Leave the pictures out and quote every line from the start of the listing to the line with "var y = d3.scaleLinear().domain([0, 900]).range([height, 0]);", inclusive.

INFORMATION PROVIDED
☆ ☆ ☆ ☆ ☆ ☆ ☆
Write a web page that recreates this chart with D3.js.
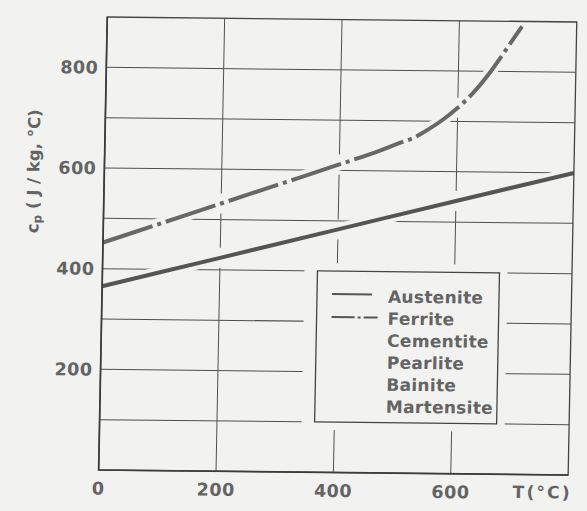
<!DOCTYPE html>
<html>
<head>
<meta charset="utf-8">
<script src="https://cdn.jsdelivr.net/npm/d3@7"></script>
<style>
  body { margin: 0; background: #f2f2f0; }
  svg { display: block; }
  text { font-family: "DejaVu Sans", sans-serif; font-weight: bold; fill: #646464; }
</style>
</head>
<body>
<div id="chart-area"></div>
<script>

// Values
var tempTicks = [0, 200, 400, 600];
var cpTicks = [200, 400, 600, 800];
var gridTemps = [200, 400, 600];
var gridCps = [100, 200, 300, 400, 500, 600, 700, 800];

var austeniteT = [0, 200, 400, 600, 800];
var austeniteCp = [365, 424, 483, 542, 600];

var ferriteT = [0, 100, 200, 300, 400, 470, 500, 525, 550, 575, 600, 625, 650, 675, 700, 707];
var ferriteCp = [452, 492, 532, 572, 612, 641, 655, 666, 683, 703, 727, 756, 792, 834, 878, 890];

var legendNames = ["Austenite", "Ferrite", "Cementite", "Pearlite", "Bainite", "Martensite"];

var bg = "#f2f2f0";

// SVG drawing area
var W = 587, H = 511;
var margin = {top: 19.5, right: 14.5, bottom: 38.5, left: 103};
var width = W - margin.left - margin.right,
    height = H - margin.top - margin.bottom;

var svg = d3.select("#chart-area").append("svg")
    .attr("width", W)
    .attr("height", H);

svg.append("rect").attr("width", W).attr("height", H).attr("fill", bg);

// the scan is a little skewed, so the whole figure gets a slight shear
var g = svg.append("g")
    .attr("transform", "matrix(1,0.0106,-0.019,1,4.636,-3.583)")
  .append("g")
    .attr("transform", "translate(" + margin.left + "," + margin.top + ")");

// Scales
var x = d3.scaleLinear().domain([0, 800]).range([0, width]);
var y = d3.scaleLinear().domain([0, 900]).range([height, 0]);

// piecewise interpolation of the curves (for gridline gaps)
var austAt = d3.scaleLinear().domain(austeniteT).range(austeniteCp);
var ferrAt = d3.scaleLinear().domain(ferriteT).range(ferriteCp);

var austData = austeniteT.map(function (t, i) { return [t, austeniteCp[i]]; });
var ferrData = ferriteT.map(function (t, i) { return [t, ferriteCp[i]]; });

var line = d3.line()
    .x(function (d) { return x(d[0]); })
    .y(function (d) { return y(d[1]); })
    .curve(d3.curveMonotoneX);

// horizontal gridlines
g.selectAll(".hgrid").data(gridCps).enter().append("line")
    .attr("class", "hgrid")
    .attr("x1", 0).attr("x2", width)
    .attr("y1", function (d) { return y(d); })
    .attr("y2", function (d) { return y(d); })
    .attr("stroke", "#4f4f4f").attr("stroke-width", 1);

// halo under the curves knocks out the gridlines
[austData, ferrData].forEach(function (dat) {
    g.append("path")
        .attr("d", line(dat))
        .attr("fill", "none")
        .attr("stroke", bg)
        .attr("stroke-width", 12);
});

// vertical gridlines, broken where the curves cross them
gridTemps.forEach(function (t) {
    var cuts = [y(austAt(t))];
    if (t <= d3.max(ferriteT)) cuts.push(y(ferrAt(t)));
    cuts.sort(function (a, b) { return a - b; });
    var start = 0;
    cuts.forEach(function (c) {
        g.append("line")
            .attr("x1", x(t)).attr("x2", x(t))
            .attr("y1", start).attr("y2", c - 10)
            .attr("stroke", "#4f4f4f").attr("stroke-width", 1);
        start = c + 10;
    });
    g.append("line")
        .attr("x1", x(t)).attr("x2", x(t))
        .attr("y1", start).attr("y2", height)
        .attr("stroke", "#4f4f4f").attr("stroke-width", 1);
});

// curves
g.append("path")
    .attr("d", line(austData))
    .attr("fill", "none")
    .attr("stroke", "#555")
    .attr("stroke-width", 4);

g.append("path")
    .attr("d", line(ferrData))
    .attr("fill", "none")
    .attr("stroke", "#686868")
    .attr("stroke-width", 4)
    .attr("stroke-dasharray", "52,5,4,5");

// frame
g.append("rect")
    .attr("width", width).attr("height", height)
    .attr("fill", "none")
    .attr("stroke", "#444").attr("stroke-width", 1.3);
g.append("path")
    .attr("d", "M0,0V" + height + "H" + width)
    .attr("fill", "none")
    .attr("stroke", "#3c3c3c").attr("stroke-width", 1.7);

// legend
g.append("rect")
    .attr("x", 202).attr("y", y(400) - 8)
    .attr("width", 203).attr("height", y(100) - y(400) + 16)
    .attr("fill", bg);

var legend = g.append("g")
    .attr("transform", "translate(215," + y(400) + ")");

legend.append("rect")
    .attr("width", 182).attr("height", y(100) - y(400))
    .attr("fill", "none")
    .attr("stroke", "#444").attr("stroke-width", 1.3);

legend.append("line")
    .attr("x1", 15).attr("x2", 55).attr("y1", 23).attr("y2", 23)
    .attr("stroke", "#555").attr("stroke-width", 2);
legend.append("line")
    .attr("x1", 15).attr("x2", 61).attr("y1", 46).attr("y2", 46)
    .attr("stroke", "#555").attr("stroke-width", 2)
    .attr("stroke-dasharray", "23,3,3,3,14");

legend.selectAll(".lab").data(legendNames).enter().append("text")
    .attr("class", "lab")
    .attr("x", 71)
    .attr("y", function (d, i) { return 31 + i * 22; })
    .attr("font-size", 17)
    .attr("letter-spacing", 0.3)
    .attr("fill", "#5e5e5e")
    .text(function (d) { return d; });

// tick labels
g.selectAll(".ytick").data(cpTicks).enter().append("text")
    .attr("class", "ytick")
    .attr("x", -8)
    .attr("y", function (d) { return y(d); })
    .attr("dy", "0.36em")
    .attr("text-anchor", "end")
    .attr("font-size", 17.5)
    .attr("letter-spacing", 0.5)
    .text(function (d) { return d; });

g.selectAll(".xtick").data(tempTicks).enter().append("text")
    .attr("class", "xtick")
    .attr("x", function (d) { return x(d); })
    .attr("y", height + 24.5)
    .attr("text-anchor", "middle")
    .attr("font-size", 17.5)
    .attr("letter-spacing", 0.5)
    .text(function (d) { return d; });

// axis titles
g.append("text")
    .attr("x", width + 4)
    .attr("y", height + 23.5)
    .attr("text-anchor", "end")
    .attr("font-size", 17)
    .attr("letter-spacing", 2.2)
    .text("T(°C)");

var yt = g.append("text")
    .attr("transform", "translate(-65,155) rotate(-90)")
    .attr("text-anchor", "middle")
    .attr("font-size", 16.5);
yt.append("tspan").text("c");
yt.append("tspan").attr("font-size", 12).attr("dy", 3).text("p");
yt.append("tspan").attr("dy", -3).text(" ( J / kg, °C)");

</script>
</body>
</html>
☆ ☆ ☆ ☆ ☆ ☆ ☆
ANSWER IN FULL
Write a web page that recreates this chart with D3.js.
<!DOCTYPE html>
<html>
<head>
<meta charset="utf-8">
<script src="https://cdn.jsdelivr.net/npm/d3@7"></script>
<style>
  body { margin: 0; background: #f2f2f0; }
  svg { display: block; }
  text { font-family: "DejaVu Sans", sans-serif; font-weight: bold; fill: #646464; }
</style>
</head>
<body>
<div id="chart-area"></div>
<script>

// Values
var tempTicks = [0, 200, 400, 600];
var cpTicks = [200, 400, 600, 800];
var gridTemps = [200, 400, 600];
var gridCps = [100, 200, 300, 400, 500, 600, 700, 800];

var austeniteT = [0, 200, 400, 600, 800];
var austeniteCp = [365, 424, 483, 542, 600];

var ferriteT = [0, 100, 200, 300, 400, 470, 500, 525, 550, 575, 600, 625, 650, 675, 700, 707];
var ferriteCp = [452, 492, 532, 572, 612, 641, 655, 666, 683, 703, 727, 756, 792, 834, 878, 890];

var legendNames = ["Austenite", "Ferrite", "Cementite", "Pearlite", "Bainite", "Martensite"];

var bg = "#f2f2f0";

// SVG drawing area
var W = 587, H = 511;
var margin = {top: 19.5, right: 14.5, bottom: 38.5, left: 103};
var width = W - margin.left - margin.right,
    height = H - margin.top - margin.bottom;

var svg = d3.select("#chart-area").append("svg")
    .attr("width", W)
    .attr("height", H);

svg.append("rect").attr("width", W).attr("height", H).attr("fill", bg);

// the scan is a little skewed, so the whole figure gets a slight shear
var g = svg.append("g")
    .attr("transform", "matrix(1,0.0106,-0.019,1,4.636,-3.583)")
  .append("g")
    .attr("transform", "translate(" + margin.left + "," + margin.top + ")");

// Scales
var x = d3.scaleLinear().domain([0, 800]).range([0, width]);
var y = d3.scaleLinear().domain([0, 900]).range([height, 0]);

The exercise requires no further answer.